Dreamcatcher, UA DeVargas, UA North, PG-13, 145 min.
A Prairie Home Companion
Robert Altman's newest, with a screenplay by Garrison Keillor, imagines what would happen if the small radio station producing "Prairie Home Companion" were purchased by a major media outlet. The film follows a fictional cast and crew as they prepare for their last broadcast. Features the usual Altman stellar cast including Kevin Kline, Woody Harrelson, Tommy Lee Jones, Meryl Streep and Lily Tomlin.

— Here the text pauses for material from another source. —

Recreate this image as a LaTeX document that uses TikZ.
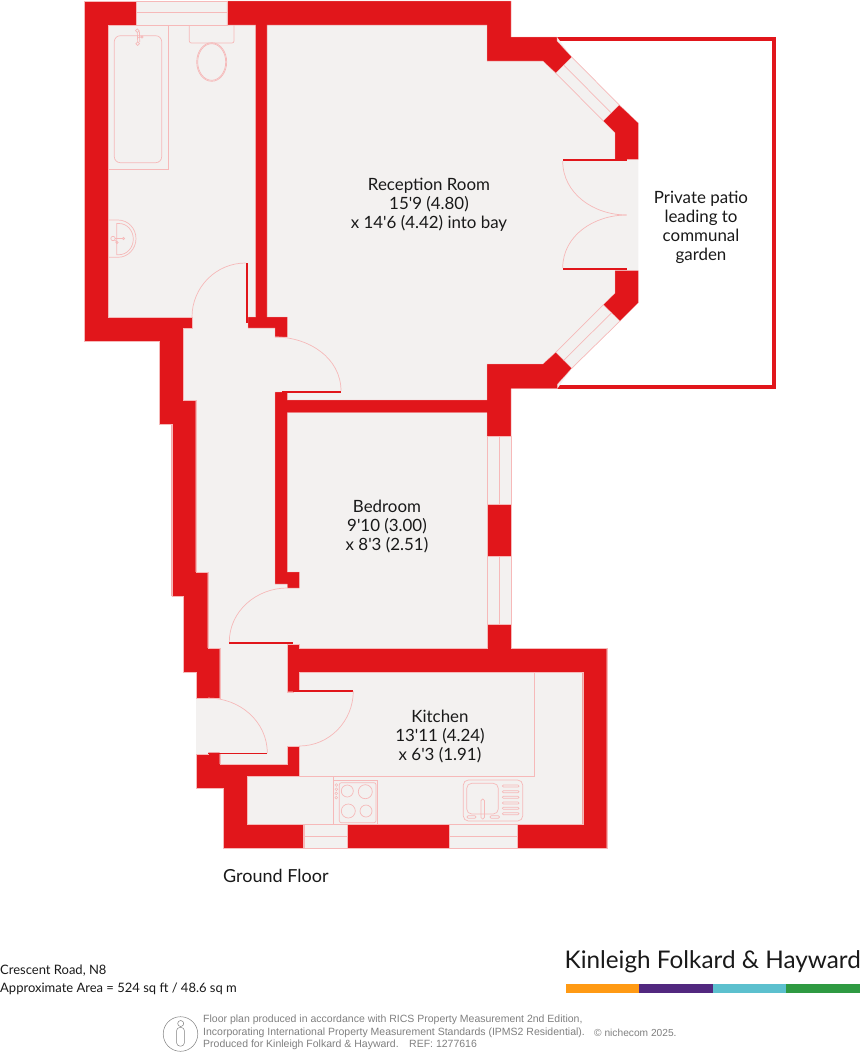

The Screen, PG-13, 105 min.
A Scanner Darkly
As in 2001's
Waking Life
, director Richard Linklater employs interpolated rotoscoping, an advanced animation technique which looks like painting over the filmed frames. The effect is aesthetically pleasing if somewhat disorienting. With Keanu Reeves, Winona Ryder, Robert Downey, Jr., and Woody Harrelson.
UA DeVargas, R, 100 min.
Scoop
See
.
UA DeVargas, PG-13, 96 min.
Sketches of Frank Gehry
Some buildings are stark, square and tall, others look like aliens dropped them onto the landscape at some unknown point in history but manage to stand out and fit in simultaneously. Frank Gehry's buildings are the latter. From his line drawings, which in no way resemble anything but scribbles, to models of paper and clay of different scales, he's made a name a living creating some of the most bizarre places on the planet. Director Sidney Pollack follows Gehry through his process and into a few of these structures with the eye of an admirer, offering only a touch of criticism, in a documentary filled with personality, art and unusual shapes. (Patricia Sauthoff)
CCA, PG-13, 83 min.
Stolen
When 13 paintings were stolen from Boston's Isabella Stewart Gardner Museum in 1990, the walls remained bare. Garnder's will stated that nothing be changed after her death and the blank spaces and frames that once housed Rembrandt, Degas and Manet are almost as powerful as the missing paintings. Blythe Danner and Campbell Scott help tell the story of the hunt for these missing treasures.
The Screen, NR, 85 min.
Strangers with Candy
Amy Sedaris stars as an ex-con/junkie who returns to high school to get a degree and do it right. Sedaris isn't afraid to look unattractive on the big screen (something of an achievement in Hollywood) nor does she shy away from making a fool of herself, resulting in a more enjoyable show for all of us. With Stephen Colbert, Paul Dinello (who also directed) and Matthew Broderick.
UA DeVargas, R, 97 min.
Superman Returns
Superman Returns
to earth, after a five-year hiatus, just in time to keep Lex Luthor from taking over the world. Aside from Lois Lane writing the Pulitzer Prize winning "Why the World Doesn't Need Superman," nothing much seems to have happened during his extended vacation. But he's back and he's got a world to carry on his shoulders. While
Superman Returns
is the fun, brainless Hollywood movie that should be expected, it tries to be symbolic, by using the symbolism of Atlas and Christ in the most literal ways possible, so as not to be missed by anyone. It's the kind of movie that you were already going to see or not. If you do, you'll enjoy it, if you don't, you won't miss a thing. (Patricia Sauthoff)
UA South, PG, 157 min.
Wordplay
This essentially harmless documentary follows a group of veteran competitors as they prepare for, arrive at and finally contend in the Olympics of crosswording, the American Crossword Puzzle Tournament in Stamford, Conn. The filmmaker, Patrick Creadon, doesn't quite trust these nerds to hold our attention, so he introduces two other threads: the making of New York Times crossword puzzles, which is fairly interesting, and the crossword-related reflections of a handful of notables, which are kind of a drag.
The Screen, PG, 94 min.
You, Me and Dupree
Owen Wilson, Kate Hudson and Matt Dillon star as an unlikely trio living together in the suburbs. Wilson relies on slapstick and physical comedy in his familiar role, Hudson pulls out her dimples and plays adorable and Dillon's Carl is trying desperately to be a grownup.
Dreamcatcher, UA North, UA South, PG-13, 108 min.